El temblor inicial, se lo adjudica al cuerpo la gelidez de la mañana, sin humedad, pero con un ventarrón que transporta en su seno toda la nieve de las cumbres hispanas; el segundo, la habitación de espera de un dentista, en teoría, la sala de un edén, con un silencio apaciguador, recorrido sólo por una melodía angelical, tenue, casi imperceptible, adormecedora. Todo pulcro y ordenado. Carteles por doquier, con gente joven saltando llenos de júbilo, jugando con niños, mirando fijamente y mostrando siempre una sonrisa, tan deslumbrante como su dentadura. Los mensajes igualmente ayudan a pensar que hemos llegado a ese paraíso intuido antes: "Prestaciones gratuitas". "No te cuesta nada". "Ruta de la sonrisa", y así.

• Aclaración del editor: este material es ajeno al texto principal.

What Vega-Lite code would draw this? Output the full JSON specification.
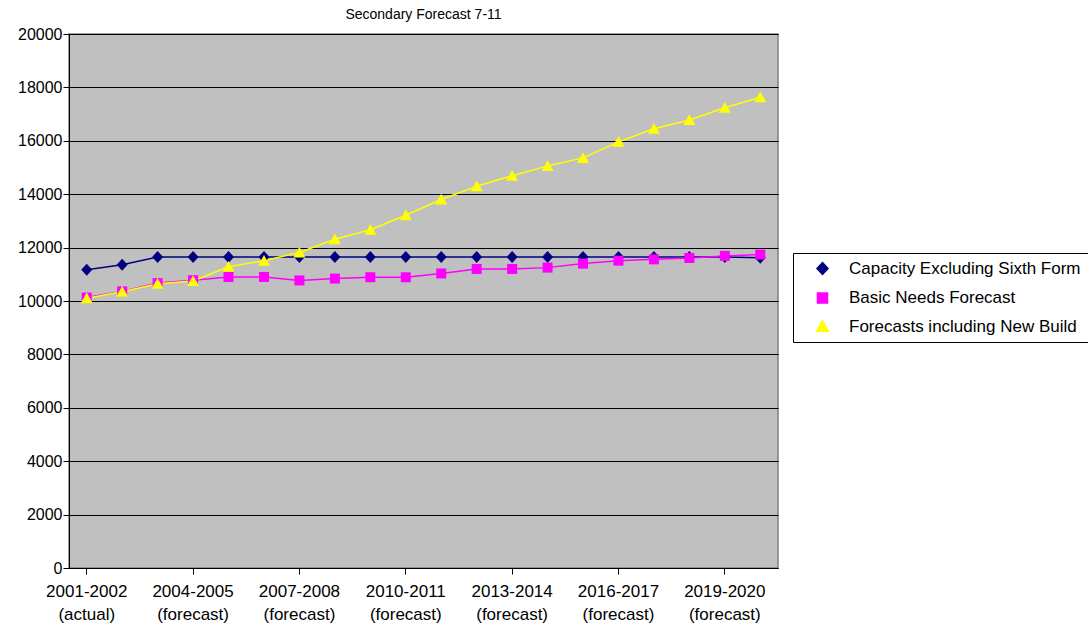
{
  "$schema": "https://vega.github.io/schema/vega-lite/v6.json",
  "width": 709,
  "height": 534,
  "autosize": {"type": "none"},
  "padding": {"left": 69, "top": 34, "right": 310, "bottom": 58},
  "background": "white",
  "title": {"text": "Secondary Forecast 7-11", "font": "Liberation Sans", "fontSize": 14, "fontWeight": "normal", "color": "black", "offset": 4},
  "config": {
    "view": {"fill": "#C0C0C0", "stroke": "#808080", "strokeWidth": 1.5}
  },
  "data": {"values": [
    {"year": "2001-2002 (actual)", "series": "Capacity Excluding Sixth Form", "value": 11170},
    {"year": "2002-2003 (forecast)", "series": "Capacity Excluding Sixth Form", "value": 11360},
    {"year": "2003-2004 (forecast)", "series": "Capacity Excluding Sixth Form", "value": 11650},
    {"year": "2004-2005 (forecast)", "series": "Capacity Excluding Sixth Form", "value": 11650},
    {"year": "2005-2006 (forecast)", "series": "Capacity Excluding Sixth Form", "value": 11650},
    {"year": "2006-2007 (forecast)", "series": "Capacity Excluding Sixth Form", "value": 11650},
    {"year": "2007-2008 (forecast)", "series": "Capacity Excluding Sixth Form", "value": 11650},
    {"year": "2008-2009 (forecast)", "series": "Capacity Excluding Sixth Form", "value": 11650},
    {"year": "2009-2010 (forecast)", "series": "Capacity Excluding Sixth Form", "value": 11650},
    {"year": "2010-2011 (forecast)", "series": "Capacity Excluding Sixth Form", "value": 11650},
    {"year": "2011-2012 (forecast)", "series": "Capacity Excluding Sixth Form", "value": 11650},
    {"year": "2012-2013 (forecast)", "series": "Capacity Excluding Sixth Form", "value": 11650},
    {"year": "2013-2014 (forecast)", "series": "Capacity Excluding Sixth Form", "value": 11650},
    {"year": "2014-2015 (forecast)", "series": "Capacity Excluding Sixth Form", "value": 11650},
    {"year": "2015-2016 (forecast)", "series": "Capacity Excluding Sixth Form", "value": 11650},
    {"year": "2016-2017 (forecast)", "series": "Capacity Excluding Sixth Form", "value": 11650},
    {"year": "2017-2018 (forecast)", "series": "Capacity Excluding Sixth Form", "value": 11650},
    {"year": "2018-2019 (forecast)", "series": "Capacity Excluding Sixth Form", "value": 11650},
    {"year": "2019-2020 (forecast)", "series": "Capacity Excluding Sixth Form", "value": 11650},
    {"year": "2020-2021 (forecast)", "series": "Capacity Excluding Sixth Form", "value": 11620},
    {"year": "2001-2002 (actual)", "series": "Basic Needs Forecast", "value": 10130},
    {"year": "2002-2003 (forecast)", "series": "Basic Needs Forecast", "value": 10360},
    {"year": "2003-2004 (forecast)", "series": "Basic Needs Forecast", "value": 10670},
    {"year": "2004-2005 (forecast)", "series": "Basic Needs Forecast", "value": 10780},
    {"year": "2005-2006 (forecast)", "series": "Basic Needs Forecast", "value": 10900},
    {"year": "2006-2007 (forecast)", "series": "Basic Needs Forecast", "value": 10900},
    {"year": "2007-2008 (forecast)", "series": "Basic Needs Forecast", "value": 10770},
    {"year": "2008-2009 (forecast)", "series": "Basic Needs Forecast", "value": 10840},
    {"year": "2009-2010 (forecast)", "series": "Basic Needs Forecast", "value": 10890},
    {"year": "2010-2011 (forecast)", "series": "Basic Needs Forecast", "value": 10890},
    {"year": "2011-2012 (forecast)", "series": "Basic Needs Forecast", "value": 11030},
    {"year": "2012-2013 (forecast)", "series": "Basic Needs Forecast", "value": 11200},
    {"year": "2013-2014 (forecast)", "series": "Basic Needs Forecast", "value": 11200},
    {"year": "2014-2015 (forecast)", "series": "Basic Needs Forecast", "value": 11250},
    {"year": "2015-2016 (forecast)", "series": "Basic Needs Forecast", "value": 11400},
    {"year": "2016-2017 (forecast)", "series": "Basic Needs Forecast", "value": 11510},
    {"year": "2017-2018 (forecast)", "series": "Basic Needs Forecast", "value": 11560},
    {"year": "2018-2019 (forecast)", "series": "Basic Needs Forecast", "value": 11610},
    {"year": "2019-2020 (forecast)", "series": "Basic Needs Forecast", "value": 11690},
    {"year": "2020-2021 (forecast)", "series": "Basic Needs Forecast", "value": 11740},
    {"year": "2001-2002 (actual)", "series": "Forecasts including New Build", "value": 10100},
    {"year": "2002-2003 (forecast)", "series": "Forecasts including New Build", "value": 10350},
    {"year": "2003-2004 (forecast)", "series": "Forecasts including New Build", "value": 10650},
    {"year": "2004-2005 (forecast)", "series": "Forecasts including New Build", "value": 10750},
    {"year": "2005-2006 (forecast)", "series": "Forecasts including New Build", "value": 11280},
    {"year": "2006-2007 (forecast)", "series": "Forecasts including New Build", "value": 11510},
    {"year": "2007-2008 (forecast)", "series": "Forecasts including New Build", "value": 11820},
    {"year": "2008-2009 (forecast)", "series": "Forecasts including New Build", "value": 12310},
    {"year": "2009-2010 (forecast)", "series": "Forecasts including New Build", "value": 12670},
    {"year": "2010-2011 (forecast)", "series": "Forecasts including New Build", "value": 13210},
    {"year": "2011-2012 (forecast)", "series": "Forecasts including New Build", "value": 13800},
    {"year": "2012-2013 (forecast)", "series": "Forecasts including New Build", "value": 14300},
    {"year": "2013-2014 (forecast)", "series": "Forecasts including New Build", "value": 14690},
    {"year": "2014-2015 (forecast)", "series": "Forecasts including New Build", "value": 15060},
    {"year": "2015-2016 (forecast)", "series": "Forecasts including New Build", "value": 15360},
    {"year": "2016-2017 (forecast)", "series": "Forecasts including New Build", "value": 15960},
    {"year": "2017-2018 (forecast)", "series": "Forecasts including New Build", "value": 16450},
    {"year": "2018-2019 (forecast)", "series": "Forecasts including New Build", "value": 16780},
    {"year": "2019-2020 (forecast)", "series": "Forecasts including New Build", "value": 17240},
    {"year": "2020-2021 (forecast)", "series": "Forecasts including New Build", "value": 17630}
  ]},
  "encoding": {
    "x": {
      "field": "year", "type": "ordinal", "sort": null,
      "scale": {"type": "band", "paddingInner": 0, "paddingOuter": 0},
      "axis": {
        "title": null, "labelAngle": 0, "grid": false,
        "values": ["2001-2002 (actual)", "2004-2005 (forecast)", "2007-2008 (forecast)", "2010-2011 (forecast)", "2013-2014 (forecast)", "2016-2017 (forecast)", "2019-2020 (forecast)"],
        "labelExpr": "split(datum.value, ' ')",
        "labelOverlap": false,
        "domainColor": "black", "tickColor": "black", "tickSize": 6,
        "labelFont": "Liberation Sans", "labelFontSize": 17, "labelColor": "black",
        "labelLineHeight": 23, "labelPadding": 9
      }
    },
    "y": {
      "field": "value", "type": "quantitative",
      "scale": {"domain": [0, 20000], "nice": false},
      "axis": {
        "title": null, "values": [0, 2000, 4000, 6000, 8000, 10000, 12000, 14000, 16000, 18000, 20000],
        "format": "d", "grid": true, "gridColor": "black", "gridOpacity": 1, "gridWidth": 1,
        "domainColor": "black", "tickColor": "black", "tickSize": 6,
        "labelFont": "Liberation Sans", "labelFontSize": 16, "labelColor": "black", "labelPadding": 1
      }
    },
    "color": {
      "field": "series", "type": "nominal",
      "scale": {"domain": ["Capacity Excluding Sixth Form", "Basic Needs Forecast", "Forecasts including New Build"], "range": ["#000080", "#FF00FF", "#FFFF00"]},
      "legend": {
        "title": null, "orient": "none", "legendX": 724, "legendY": 219,
        "fillColor": "white", "strokeColor": "black", "padding": 7,
        "labelFont": "Liberation Sans", "labelFontSize": 17, "labelColor": "black", "labelLimit": 400,
        "symbolSize": 100, "symbolOffset": 14, "rowPadding": 10.5, "labelOffset": 18
      }
    }
  },
  "layer": [
    {"mark": {"type": "line", "strokeWidth": 1.5}, "encoding": {}},
    {
      "mark": {"type": "point", "filled": true, "opacity": 1, "size": 100},
      "encoding": {
        "shape": {
          "field": "series", "type": "nominal",
          "scale": {"domain": ["Capacity Excluding Sixth Form", "Basic Needs Forecast", "Forecasts including New Build"], "range": ["M0,-1.2L1.1,0L0,1.2L-1.1,0Z", "square", "M0,-1.15L1.2,1L-1.2,1Z"]},
          "legend": {
            "title": null, "orient": "none", "legendX": 724, "legendY": 219,
            "fillColor": "white", "strokeColor": "black", "padding": 7,
            "labelFont": "Liberation Sans", "labelFontSize": 17, "labelColor": "black", "labelLimit": 400,
            "symbolSize": 100, "symbolOffset": 14, "rowPadding": 10.5, "labelOffset": 18
          }
        }
      }
    }
  ]
}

No te fíes ni un pelo. No tardarás en comprobar que la cámara de tormento se oculta en la trastienda; que ésta, en cuando a dimensiones, para pavor claustrofóbico, se halla en proporción inversa a la sala de espera, y que apenas hay sitio para dejar el abrigo. El nimio espacio, lo acaparan objetos afilados, punzantes, extraños de forma; los brazos articulados; multitud de gomas de largas extremedidades y, esencialmente, el terrorífico y encumbrado potro de tortura. En él, ofician como sacerdotes del sangriento ritual, con una sonrisa tan estereotipada e hipócrita como la que esgrimen las figuras de los carteles, espectros de batas tan blancas como las de los anuncios televisivos de lavados de ropa.
Lo más terrible de todo es que, pura indignidad, también vienen, sin remedio, a arramblar con tu cartera.